Restate each line word for word. Leave out every picture.
[BEGIN RECORDED DATA]
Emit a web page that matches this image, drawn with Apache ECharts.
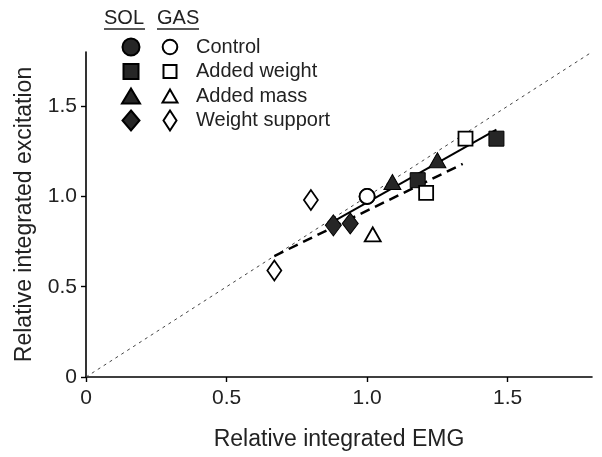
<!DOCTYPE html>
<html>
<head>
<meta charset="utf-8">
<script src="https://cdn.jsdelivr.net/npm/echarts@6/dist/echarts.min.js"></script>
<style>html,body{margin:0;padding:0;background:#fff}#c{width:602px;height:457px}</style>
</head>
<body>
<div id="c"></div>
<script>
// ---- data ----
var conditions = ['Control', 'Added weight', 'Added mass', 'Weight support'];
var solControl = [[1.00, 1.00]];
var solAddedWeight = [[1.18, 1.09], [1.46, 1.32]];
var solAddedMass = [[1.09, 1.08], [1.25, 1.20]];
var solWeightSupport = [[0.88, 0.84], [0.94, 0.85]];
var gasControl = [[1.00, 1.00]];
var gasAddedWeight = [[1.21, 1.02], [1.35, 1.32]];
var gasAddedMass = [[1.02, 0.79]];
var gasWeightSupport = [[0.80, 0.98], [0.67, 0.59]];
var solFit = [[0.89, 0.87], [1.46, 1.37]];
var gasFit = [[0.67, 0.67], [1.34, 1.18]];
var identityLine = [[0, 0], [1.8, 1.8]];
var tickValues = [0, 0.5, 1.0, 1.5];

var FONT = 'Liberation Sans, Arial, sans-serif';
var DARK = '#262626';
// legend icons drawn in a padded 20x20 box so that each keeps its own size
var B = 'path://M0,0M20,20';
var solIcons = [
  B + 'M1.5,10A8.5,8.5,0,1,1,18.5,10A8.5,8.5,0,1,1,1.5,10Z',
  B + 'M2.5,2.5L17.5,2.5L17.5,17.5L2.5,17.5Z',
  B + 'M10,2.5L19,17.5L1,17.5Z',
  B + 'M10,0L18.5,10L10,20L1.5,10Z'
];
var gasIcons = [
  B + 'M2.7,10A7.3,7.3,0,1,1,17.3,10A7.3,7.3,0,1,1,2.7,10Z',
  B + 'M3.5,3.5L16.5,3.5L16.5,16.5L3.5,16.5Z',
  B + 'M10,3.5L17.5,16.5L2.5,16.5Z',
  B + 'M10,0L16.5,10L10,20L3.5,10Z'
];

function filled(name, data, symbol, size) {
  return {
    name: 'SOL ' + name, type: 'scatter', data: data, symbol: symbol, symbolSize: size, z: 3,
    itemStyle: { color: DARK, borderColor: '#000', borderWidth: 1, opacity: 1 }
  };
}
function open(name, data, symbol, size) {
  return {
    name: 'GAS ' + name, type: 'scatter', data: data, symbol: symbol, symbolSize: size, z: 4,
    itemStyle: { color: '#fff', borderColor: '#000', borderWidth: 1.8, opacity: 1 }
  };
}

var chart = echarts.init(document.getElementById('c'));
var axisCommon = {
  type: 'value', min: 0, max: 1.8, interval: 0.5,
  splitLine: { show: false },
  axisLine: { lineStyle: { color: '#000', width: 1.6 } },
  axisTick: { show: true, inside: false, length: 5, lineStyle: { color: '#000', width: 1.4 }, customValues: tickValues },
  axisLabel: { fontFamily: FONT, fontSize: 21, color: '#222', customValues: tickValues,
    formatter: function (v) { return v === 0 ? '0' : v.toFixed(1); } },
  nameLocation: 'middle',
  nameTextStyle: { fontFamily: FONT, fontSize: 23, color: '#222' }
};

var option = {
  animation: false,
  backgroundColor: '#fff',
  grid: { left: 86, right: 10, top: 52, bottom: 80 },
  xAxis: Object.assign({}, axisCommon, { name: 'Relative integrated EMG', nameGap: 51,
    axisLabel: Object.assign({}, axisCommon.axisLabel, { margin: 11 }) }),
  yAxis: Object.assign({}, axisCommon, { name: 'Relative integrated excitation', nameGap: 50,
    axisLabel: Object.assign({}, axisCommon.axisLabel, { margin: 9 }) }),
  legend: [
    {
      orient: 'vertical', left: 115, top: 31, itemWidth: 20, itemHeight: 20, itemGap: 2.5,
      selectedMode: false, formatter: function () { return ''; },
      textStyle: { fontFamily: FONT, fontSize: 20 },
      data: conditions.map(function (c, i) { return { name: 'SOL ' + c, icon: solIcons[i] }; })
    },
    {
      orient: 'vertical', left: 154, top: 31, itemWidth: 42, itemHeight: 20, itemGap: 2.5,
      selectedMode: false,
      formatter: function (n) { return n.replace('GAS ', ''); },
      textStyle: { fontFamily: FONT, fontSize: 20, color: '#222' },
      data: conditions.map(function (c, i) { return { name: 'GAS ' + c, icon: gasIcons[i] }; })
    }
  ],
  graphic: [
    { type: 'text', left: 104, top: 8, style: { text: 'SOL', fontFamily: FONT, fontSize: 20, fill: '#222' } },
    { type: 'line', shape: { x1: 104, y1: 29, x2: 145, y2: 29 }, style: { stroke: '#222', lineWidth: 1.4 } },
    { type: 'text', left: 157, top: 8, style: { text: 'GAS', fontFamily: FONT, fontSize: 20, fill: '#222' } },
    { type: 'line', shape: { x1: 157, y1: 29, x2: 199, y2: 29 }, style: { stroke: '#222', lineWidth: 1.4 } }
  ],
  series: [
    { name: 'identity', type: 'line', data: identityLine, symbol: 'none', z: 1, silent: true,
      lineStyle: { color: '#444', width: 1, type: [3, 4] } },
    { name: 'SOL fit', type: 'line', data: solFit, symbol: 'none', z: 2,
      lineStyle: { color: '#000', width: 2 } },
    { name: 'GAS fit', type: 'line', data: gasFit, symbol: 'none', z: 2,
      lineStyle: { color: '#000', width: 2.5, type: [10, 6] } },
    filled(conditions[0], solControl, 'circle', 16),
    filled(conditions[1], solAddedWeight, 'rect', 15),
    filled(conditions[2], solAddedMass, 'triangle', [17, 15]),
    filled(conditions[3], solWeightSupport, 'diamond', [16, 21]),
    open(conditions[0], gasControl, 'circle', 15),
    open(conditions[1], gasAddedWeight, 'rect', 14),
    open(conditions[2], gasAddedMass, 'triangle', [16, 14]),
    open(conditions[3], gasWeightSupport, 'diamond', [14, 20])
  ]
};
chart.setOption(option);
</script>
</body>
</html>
[END RECORDED DATA]
* SOLUTION TO THIS PROBLEM:
Emit a web page that matches this image, drawn with Apache ECharts.
<!DOCTYPE html>
<html>
<head>
<meta charset="utf-8">
<script src="https://cdn.jsdelivr.net/npm/echarts@6/dist/echarts.min.js"></script>
<style>html,body{margin:0;padding:0;background:#fff}#c{width:602px;height:457px}</style>
</head>
<body>
<div id="c"></div>
<script>
// ---- data ----
var conditions = ['Control', 'Added weight', 'Added mass', 'Weight support'];
var solControl = [[1.00, 1.00]];
var solAddedWeight = [[1.18, 1.09], [1.46, 1.32]];
var solAddedMass = [[1.09, 1.08], [1.25, 1.20]];
var solWeightSupport = [[0.88, 0.84], [0.94, 0.85]];
var gasControl = [[1.00, 1.00]];
var gasAddedWeight = [[1.21, 1.02], [1.35, 1.32]];
var gasAddedMass = [[1.02, 0.79]];
var gasWeightSupport = [[0.80, 0.98], [0.67, 0.59]];
var solFit = [[0.89, 0.87], [1.46, 1.37]];
var gasFit = [[0.67, 0.67], [1.34, 1.18]];
var identityLine = [[0, 0], [1.8, 1.8]];
var tickValues = [0, 0.5, 1.0, 1.5];

var FONT = 'Liberation Sans, Arial, sans-serif';
var DARK = '#262626';
// legend icons drawn in a padded 20x20 box so that each keeps its own size
var B = 'path://M0,0M20,20';
var solIcons = [
  B + 'M1.5,10A8.5,8.5,0,1,1,18.5,10A8.5,8.5,0,1,1,1.5,10Z',
  B + 'M2.5,2.5L17.5,2.5L17.5,17.5L2.5,17.5Z',
  B + 'M10,2.5L19,17.5L1,17.5Z',
  B + 'M10,0L18.5,10L10,20L1.5,10Z'
];
var gasIcons = [
  B + 'M2.7,10A7.3,7.3,0,1,1,17.3,10A7.3,7.3,0,1,1,2.7,10Z',
  B + 'M3.5,3.5L16.5,3.5L16.5,16.5L3.5,16.5Z',
  B + 'M10,3.5L17.5,16.5L2.5,16.5Z',
  B + 'M10,0L16.5,10L10,20L3.5,10Z'
];

function filled(name, data, symbol, size) {
  return {
    name: 'SOL ' + name, type: 'scatter', data: data, symbol: symbol, symbolSize: size, z: 3,
    itemStyle: { color: DARK, borderColor: '#000', borderWidth: 1, opacity: 1 }
  };
}
function open(name, data, symbol, size) {
  return {
    name: 'GAS ' + name, type: 'scatter', data: data, symbol: symbol, symbolSize: size, z: 4,
    itemStyle: { color: '#fff', borderColor: '#000', borderWidth: 1.8, opacity: 1 }
  };
}

var chart = echarts.init(document.getElementById('c'));
var axisCommon = {
  type: 'value', min: 0, max: 1.8, interval: 0.5,
  splitLine: { show: false },
  axisLine: { lineStyle: { color: '#000', width: 1.6 } },
  axisTick: { show: true, inside: false, length: 5, lineStyle: { color: '#000', width: 1.4 }, customValues: tickValues },
  axisLabel: { fontFamily: FONT, fontSize: 21, color: '#222', customValues: tickValues,
    formatter: function (v) { return v === 0 ? '0' : v.toFixed(1); } },
  nameLocation: 'middle',
  nameTextStyle: { fontFamily: FONT, fontSize: 23, color: '#222' }
};

var option = {
  animation: false,
  backgroundColor: '#fff',
  grid: { left: 86, right: 10, top: 52, bottom: 80 },
  xAxis: Object.assign({}, axisCommon, { name: 'Relative integrated EMG', nameGap: 51,
    axisLabel: Object.assign({}, axisCommon.axisLabel, { margin: 11 }) }),
  yAxis: Object.assign({}, axisCommon, { name: 'Relative integrated excitation', nameGap: 50,
    axisLabel: Object.assign({}, axisCommon.axisLabel, { margin: 9 }) }),
  legend: [
    {
      orient: 'vertical', left: 115, top: 31, itemWidth: 20, itemHeight: 20, itemGap: 2.5,
      selectedMode: false, formatter: function () { return ''; },
      textStyle: { fontFamily: FONT, fontSize: 20 },
      data: conditions.map(function (c, i) { return { name: 'SOL ' + c, icon: solIcons[i] }; })
    },
    {
      orient: 'vertical', left: 154, top: 31, itemWidth: 42, itemHeight: 20, itemGap: 2.5,
      selectedMode: false,
      formatter: function (n) { return n.replace('GAS ', ''); },
      textStyle: { fontFamily: FONT, fontSize: 20, color: '#222' },
      data: conditions.map(function (c, i) { return { name: 'GAS ' + c, icon: gasIcons[i] }; })
    }
  ],
  graphic: [
    { type: 'text', left: 104, top: 8, style: { text: 'SOL', fontFamily: FONT, fontSize: 20, fill: '#222' } },
    { type: 'line', shape: { x1: 104, y1: 29, x2: 145, y2: 29 }, style: { stroke: '#222', lineWidth: 1.4 } },
    { type: 'text', left: 157, top: 8, style: { text: 'GAS', fontFamily: FONT, fontSize: 20, fill: '#222' } },
    { type: 'line', shape: { x1: 157, y1: 29, x2: 199, y2: 29 }, style: { stroke: '#222', lineWidth: 1.4 } }
  ],
  series: [
    { name: 'identity', type: 'line', data: identityLine, symbol: 'none', z: 1, silent: true,
      lineStyle: { color: '#444', width: 1, type: [3, 4] } },
    { name: 'SOL fit', type: 'line', data: solFit, symbol: 'none', z: 2,
      lineStyle: { color: '#000', width: 2 } },
    { name: 'GAS fit', type: 'line', data: gasFit, symbol: 'none', z: 2,
      lineStyle: { color: '#000', width: 2.5, type: [10, 6] } },
    filled(conditions[0], solControl, 'circle', 16),
    filled(conditions[1], solAddedWeight, 'rect', 15),
    filled(conditions[2], solAddedMass, 'triangle', [17, 15]),
    filled(conditions[3], solWeightSupport, 'diamond', [16, 21]),
    open(conditions[0], gasControl, 'circle', 15),
    open(conditions[1], gasAddedWeight, 'rect', 14),
    open(conditions[2], gasAddedMass, 'triangle', [16, 14]),
    open(conditions[3], gasWeightSupport, 'diamond', [14, 20])
  ]
};
chart.setOption(option);
</script>
</body>
</html>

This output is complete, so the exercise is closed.